Título: Pesquisa: 70% de mulheres que abortam têm filhos
Autor: Gripp, Alan
Fonte: O Globo, 02/05/2008, O País, p. 13
Estudo da UnB e da Uerj mostra que método foi usado por católicas entre 20 e 25 anos, com estudo e relacionamento estável.
BRASÍLIA. Estudo realizado pelas universidades de Brasília (UnB) e Estadual do Rio de Janeiro (Uerj) indica que pelo menos 70% de todas as mulheres brasileiras que fizeram aborto já tinham ao menos um filho e, na maioria dos casos, decidiram interromper a gravidez planejadamente porque os métodos contraceptivos falharam ou não foram usados corretamente. A pesquisa diz que 3,7 milhões de mulheres em idade fértil (entre 15 e 49 anos) já abortaram.
O estudo organizou os dados produzidos sobre o tema no país nos últimos 20 anos. E permitiu aos pesquisadores traçar um perfil surpreendente da mulher que recorre ao aborto: além de já terem ao menos um filho, possuem relacionamento estável, têm entre 20 e 29 anos, até oito anos de estudo, trabalham e são católicas. Além disso, abandonaram as clínicas clandestinas e aderiram a medicamentos como o cytotec, que induzem ao aborto e podem causar danos à saúde.
Para uma das coordenadoras da pesquisa, a antropóloga e professora da UnB Debora Diniz, as conclusões exigem que o debate se desloque do campo religioso para o da saúde pública:
- Ao contrário do que muitos ainda acreditam, a decisão pelo aborto é um ato pensado, de responsabilidade reprodutiva. Estamos falando de mulheres com filhos, que já tiveram a experiência da maternidade, sabem o que é a gravidez e o que é ter um filho. Em termos muito simples, uma em cada 15 mulheres fez aborto. A pergunta é: vamos botar todas na cadeia?

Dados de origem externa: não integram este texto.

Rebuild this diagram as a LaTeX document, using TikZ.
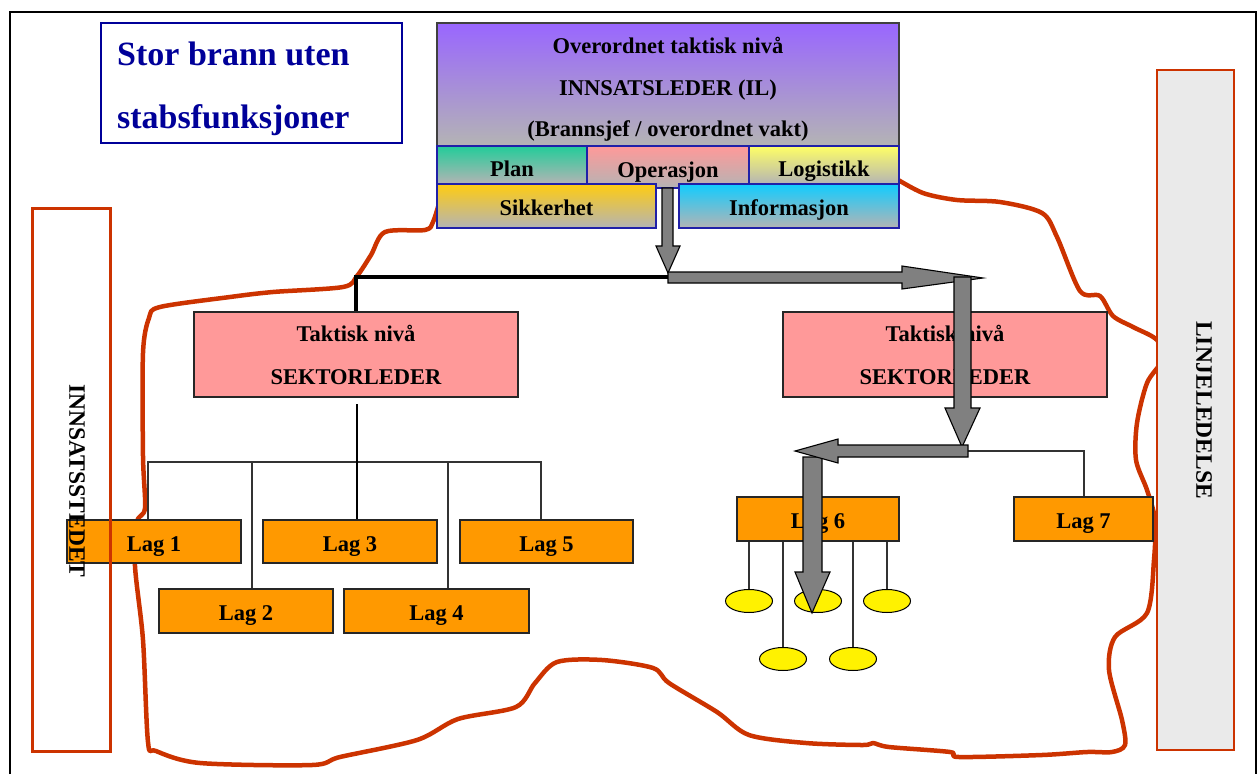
\documentclass[tikz,border=0pt]{standalone}
\usepackage{fontspec}
\setmainfont{Liberation Serif}
\usetikzlibrary{shapes.geometric}
\definecolor{fireline}{HTML}{CC3300}
\definecolor{lagorange}{HTML}{FF9900}
\definecolor{sekpink}{HTML}{FF9999}
\definecolor{shadegray}{HTML}{B4B4B4}
\definecolor{staffblue}{HTML}{2020A8}
\definecolor{titleblue}{HTML}{000099}
\definecolor{arrowgray}{HTML}{808080}
\definecolor{panelgray}{HTML}{EAEAEA}
\definecolor{ilpurple}{HTML}{9966FF}
\definecolor{plangreen}{HTML}{22CC99}
\definecolor{opspink}{HTML}{FF9999}
\definecolor{logyellow}{HTML}{FFFF66}
\definecolor{safegold}{HTML}{FFCC11}
\definecolor{infocyan}{HTML}{11CCFF}
\tikzset{
  lbl/.style={font=\bfseries\fontsize{22.5}{27}\selectfont, text=black, text height=19pt, text depth=0pt},
  lagbox/.style={draw=black!85, fill=lagorange, line width=1.2, inner sep=0, lbl},
  sekbox/.style={draw=black!85, fill=sekpink, line width=1.2, inner sep=0, align=center,
    font=\bfseries\fontsize{22.5}{43}\selectfont},
  staffbox/.style={draw=staffblue, line width=1.2, inner sep=0, lbl, bottom color=shadegray},
  leaf/.style={ellipse, draw=black, fill=yellow, line width=1, minimum width=47, minimum height=23, inner sep=0},
  twig/.style={draw=black!80, line width=1.2},
  blockarrow/.style={draw=black, fill=arrowgray, line width=1.1, line join=miter},
  sidetext/.style={rotate=-90, font=\bfseries\fontsize{23.5}{28}\selectfont, inner sep=0},
}
\begin{document}
\begin{tikzpicture}[x=1pt,y=-1pt]
\useasboundingbox (0,0) rectangle (1258,774);
% outer frame
\draw[black, line width=2] (10,774) -- (10,12) -- (1256,12) -- (1256,774);

% fire perimeter
\draw[fireline, line width=4.5, line join=round, line cap=round]
  plot[smooth, tension=0.5] coordinates {
  (440,200) (433,222) (425,230) (385,232) (371,255) (357,276) (343,287) (273,292)
  (230,297) (160,307) (149,318) (143,353) (143,456) (145,508) (137,522) (135,566)
  (143,640) (148,742) (156,751) (200,763) (312,765) (340,757) (417,740) (458,719)
  (516,707) (535,683) (557,662) (602,660) (653,668) (669,683) (717,712) (749,735)
  (806,743) (863,745) (873,743) (889,747) (950,752) (959,757) (1042,755) (1087,752)
  (1112,752) (1125,745) (1122,720) (1109,670) (1115,637) (1147,613) (1154,560)
  (1155,520) (1147,490) (1136,460) (1137,423) (1147,383) (1162,360) (1157,340)
  (1133,327) (1113,316) (1100,296) (1080,291) (1057,237) (1042,213) (1000,202)
  (957,200) (923,193) (895,178)};

% title
\node[draw=titleblue, line width=1.2, minimum width=301, minimum height=120, inner sep=0] (title) at (251.5,83) {};
\node[anchor=base west, inner sep=0, text=titleblue, font=\bfseries\fontsize{34}{40}\selectfont] (title1) at (117,65) {Stor brann uten};
\node[anchor=base west, inner sep=0, text=titleblue, font=\bfseries\fontsize{34}{40}\selectfont] (title2) at (117,128) {stabsfunksjoner};

% incident commander and staff functions
\node[draw=black!75, line width=1.2, top color=ilpurple, bottom color=shadegray, minimum width=462, minimum height=123,
  inner sep=0] (il) at (668,84.5) {};
\node[inner sep=0, align=center, font=\bfseries\fontsize{22.5}{41.5}\selectfont] (iltext) at (668,89.5)
  {Overordnet taktisk nivå\\INNSATSLEDER (IL)\\(Brannsjef / overordnet vakt)};
\node[staffbox, top color=plangreen, bottom color=shadegray, minimum width=150, minimum height=38, text height=23pt] (plan) at (512,165) {Plan};
\node[staffbox, top color=opspink, bottom color=shadegray, minimum width=162, minimum height=42, text height=21pt] (ops) at (668,167) {Operasjon};
\node[staffbox, top color=logyellow, bottom color=shadegray, minimum width=150, minimum height=38, text height=23pt] (log) at (824,165) {Logistikk};
\node[staffbox, top color=safegold, bottom color=shadegray, minimum width=219, minimum height=44] (safe) at (546.5,206) {Sikkerhet};
\node[staffbox, top color=infocyan, bottom color=shadegray, minimum width=220, minimum height=44] (info) at (789,206) {Informasjon};

% sector leaders
\node[sekbox, minimum width=324, minimum height=85] (sekL) at (356,354.5) {Taktisk nivå\\SEKTORLEDER};
\node[sekbox, minimum width=324, minimum height=85] (sekR) at (945,354.5) {Taktisk nivå\\SEKTORLEDER};

% crews
\node[lagbox, minimum width=174, minimum height=43] (lag1) at (154,541.5) {Lag 1};
\node[lagbox, minimum width=174, minimum height=43] (lag3) at (350,541.5) {Lag 3};
\node[lagbox, minimum width=173, minimum height=43] (lag5) at (546.5,541.5) {Lag 5};
\node[lagbox, minimum width=174, minimum height=44] (lag2) at (246,611) {Lag 2};
\node[lagbox, minimum width=185, minimum height=44] (lag4) at (436.5,611) {Lag 4};
\node[lagbox, minimum width=162, minimum height=44] (lag6) at (818,519) {Lag 6};
\node[lagbox, minimum width=139, minimum height=44] (lag7) at (1083.5,519) {Lag 7};

% crew members
\node[leaf] (e1) at (749,601) {};
\node[leaf] (e2) at (818,601) {};
\node[leaf] (e3) at (887,601) {};
\node[leaf] (e4) at (783,659) {};
\node[leaf] (e5) at (853,659) {};

% left sector tree
\coordinate (sekLdrop) at (357,404);
\coordinate (t1) at (148,462);
\coordinate (t2) at (252,462);
\coordinate (t4) at (448,462);
\coordinate (t5) at (541,462);
\draw[twig] (lag1.north -| t1) -- (t1) -- (t5) -- (lag5.north -| t5);
\draw[twig] (t2) -- (lag2.north -| t2);
\draw[twig] (t4) -- (lag4.north -| t4);
\draw[black, line width=1.5] (sekLdrop) -- (lag3.north -| sekLdrop);

% right sector tree
\coordinate (r6) at (818,451);
\coordinate (r7) at (1084,451);
\draw[twig] (lag6.north) -- (r6) -- (r7) -- (lag7.north -| r7);
\foreach \e in {e1,e2,e3,e4,e5}
  \draw[twig] (\e.north) -- (\e.north |- lag6.south);

% command line to the left sector
\coordinate (split) at (668,277);
\draw[black, line width=4] (split) -- (split -| sekL.north) -- (sekL.north);

% block arrows of the command flow
\draw[blockarrow] (662,188) -- (673,188) -- (673,246) -- (680,246) -- (668,273) -- (656,246) -- (662,246) -- cycle;
\draw[blockarrow] (668,272) -- (902,272) -- (902,266) -- (983,278) -- (902,289) -- (902,283) -- (668,283) -- cycle;
\draw[blockarrow] (954,277) -- (971,277) -- (971,408) -- (980,408) -- (962,447) -- (945,408) -- (954,408) -- cycle;
\draw[blockarrow] (803,457) -- (822,457) -- (822,572) -- (830,572) -- (812,613) -- (795,572) -- (803,572) -- cycle;
\draw[blockarrow] (968,445) -- (838,445) -- (838,439) -- (795,451) -- (838,463) -- (838,457) -- (968,457) -- cycle;

% side panels
\node[draw=fireline, line width=3, minimum width=78, minimum height=543, inner sep=0] (site) at (71,479.5) {};
\node[sidetext] (sitetext) at (77,481) {INNSATSSTEDET};
\node[draw=fireline, fill=panelgray, line width=1.3, minimum width=77, minimum height=680, inner sep=0] (line) at (1195.5,410) {};
\node[sidetext] (linetext) at (1204,410) {LINJELEDELSE};
\end{tikzpicture}
\end{document}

Abortos na adolescência são de 7% a 9% do total
Nas pesquisas citadas no estudo, o percentual de mulheres que não tinham filhos quando abortaram variou de 9,5% a 29,2%. Mais da metade das mulheres das regiões Sul e Sudeste declararam usar contraceptivos, a maioria a pílula.
Entre as adolescentes que interromperam a gravidez, mais de dois terços têm entre 17 e 19 anos. Os abortos na adolescência representam entre 7% e 9% do total das interrupções de gestação por mulheres em idade reprodutiva. A maior parte deles aconteceu em relacionamentos conjugais estabelecidos. A gravidez decorrente de um relacionamento eventual aconteceu em apenas 2,5% dos casos. O estudo derruba outros mitos.
- Há muitas incompreensões sobre o aborto sem qualquer base científica. Por exemplo: nenhum estudo que analisamos mostra que as mulheres se arrependem depois de realizar o aborto - diz Debora.
As consultas realizadas nos anos 90 e 2000 mostram que entre 50% e 84% das mulheres que abortaram usaram medicamentos como o cytotec. Em meados dos anos 80, esse método era usado entre 10% e 15% das mulheres. Métodos encontrados nessa época, como venenos e injeções, passaram a ser inexpressivos a partir da década de 90.
Estimativas a partir de internações por abortamento registradas no Sistema Único de Saúde (SUS) permitem dizer que, em 2005, foram realizados mais de 1,5 milhão de abortos. As mulheres que finalizam o aborto induzido nos hospitais, buscam o atendimento nas primeiras 24 horas pós-uso do medicamento. Na maioria dos casos (entre 70% e 79% dos casos), elas apresentam dores abdominais e sangramento. Entre 63% e 82% dos casos, as mulheres estavam com até 12 semanas de gestação.